The business has 1,092 full-time employees, PwC said, of whom 658 have been transferred to customers along with a number of services.

It leaves 434 jobs at risk across its warehouses and depots in Daventry and Crick in Northamptonshire, Alfreton in Derbyshire, Rochdale in Greater Manchester Bristol and Penrith in Cumbria.

PwC said EVCL Chill had a turnover of £167 million in the 12 months to December 2020 and was profitable, but had been hit hard by a loss of customers and the current driver shortages.

You can’t turn baggage handlers into butchers overnight or shopkeepers into chefs

Tony Danker

Eddie Williams, joint administrator, said: “This has been a very difficult situation and involved intense discussions with key stakeholders on an accelerated basis to get to this position.

“As businesses move from survival mode to recovery, the financial climate is still very volatile.”

PwC said employees whose jobs have not been transferred to other firms would hear more about their futures next week.

It said EVCL Chill going into administration does not affect the wider EV Cargo Group, which continues to trade as before.

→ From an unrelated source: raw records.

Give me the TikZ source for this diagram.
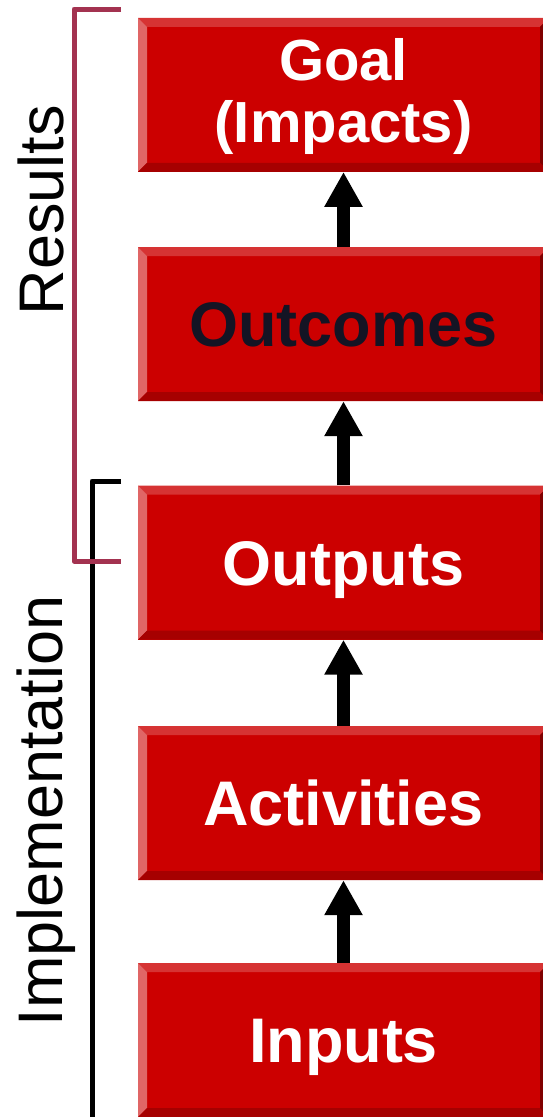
\documentclass[tikz,border=0pt]{standalone}
\usepackage{fontspec}
\setmainfont{Liberation Sans}
\usepackage{tikz}
\usetikzlibrary{arrows.meta}
\usetikzlibrary{positioning}

\definecolor{boxred}{RGB}{204,0,0}
\definecolor{bevtop}{RGB}{214,51,51}
\definecolor{bevleft}{RGB}{224,102,102}
\definecolor{bevbottom}{RGB}{166,0,0}
\definecolor{bevright}{RGB}{128,0,0}
\definecolor{darktext}{RGB}{20,20,36}
\definecolor{resultcol}{RGB}{163,50,80}

\tikzset{
    stage/.style={rectangle, fill=boxred, inner sep=0pt,
        minimum width=411pt, minimum height=154pt,
        text=white, align=center,
        font=\bfseries\fontsize{63}{70}\selectfont,
        path picture={
            \fill[bevtop] (path picture bounding box.north west) -- (path picture bounding box.north east)
                -- ([shift={(-9pt,-9pt)}]path picture bounding box.north east) -- ([shift={(9pt,-9pt)}]path picture bounding box.north west) -- cycle;
            \fill[bevleft] (path picture bounding box.north west) -- (path picture bounding box.south west)
                -- ([shift={(9pt,9pt)}]path picture bounding box.south west) -- ([shift={(9pt,-9pt)}]path picture bounding box.north west) -- cycle;
            \fill[bevbottom] (path picture bounding box.south west) -- (path picture bounding box.south east)
                -- ([shift={(-9pt,9pt)}]path picture bounding box.south east) -- ([shift={(9pt,9pt)}]path picture bounding box.south west) -- cycle;
            \fill[bevright] (path picture bounding box.north east) -- (path picture bounding box.south east)
                -- ([shift={(-9pt,9pt)}]path picture bounding box.south east) -- ([shift={(-9pt,-9pt)}]path picture bounding box.north east) -- cycle;
        }},
    oneline/.style={text height=45pt, text depth=0pt},
    flow/.style={line width=13pt, -{Triangle[width=36pt,length=35pt]}},
    side/.style={rotate=90, anchor=base, font=\fontsize{63}{70}\selectfont},
    brace/.style={line width=5pt, line join=round}
}

\begin{document}
\begin{tikzpicture}[x=1pt, y=-1pt]
    \clip (0,0) rectangle (543,1117);

    % the five stages
    \node[stage, font=\bfseries\fontsize{58}{65}\selectfont] (goal) at (343.5,94.75) {\raisebox{-3pt}{\strut Goal}\\(Impacts)};
    \node[stage, oneline, text=darktext] (outcomes) at (343.5,324) {Outcomes};
    \node[stage, oneline] (outputs) at (343.5,562.5) {Outputs};
    \node[stage, oneline] (activities) at (343.5,803) {Activities};
    \node[stage, oneline] (inputs) at (343.5,1040) {Inputs};

    \draw[flow] (inputs) -- (activities);
    \draw[flow] (activities) -- (outputs);
    \draw[flow] (outputs) -- (outcomes);
    \draw[flow] (outcomes) -- (goal);

    % brackets on the left
    \coordinate (impltop) at (121,481);
    \coordinate (implbot) at (92,1125);
    \draw[brace, black] (impltop) -- (92,481) -- (implbot);

    \coordinate (restop) at (121,9);
    \coordinate (resbot) at (121,561);
    \draw[brace, resultcol] (restop) -- (74,9) -- (74,561) -- (resbot);

    \node[side] (results) at (63,210) {Results};
    \node[side] (impl) at (62,811) {Implementation};
\end{tikzpicture}
\end{document}
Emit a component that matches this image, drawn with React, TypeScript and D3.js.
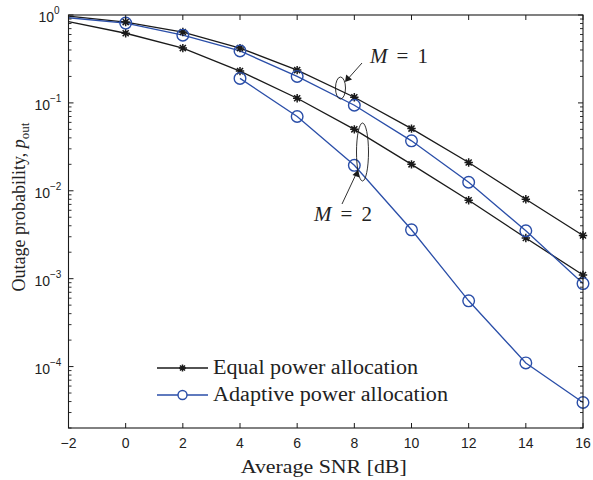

The news of EVCL Chill’s collapse comes ahead of an expected announcement by the Government that visa rules will be relaxed for foreign HGV drivers to get supply chains moving.

On Saturday, Tony Danker, the director general of the Confederation of British Industry (CBI), called for a “temporary and managed” system to bring in foreign labour.

He told BBC Breakfast: “You need to be able to, on a temporary basis, on a fixed and managed basis, bring in skills we need now.”

Mr Danker said the CBI welcomed the Government’s ambition to recruit and train British workers, but said: “You can’t turn baggage handlers into butchers overnight or shopkeepers into chefs – you can do it over three to five years maybe, but you can’t do it overnight.”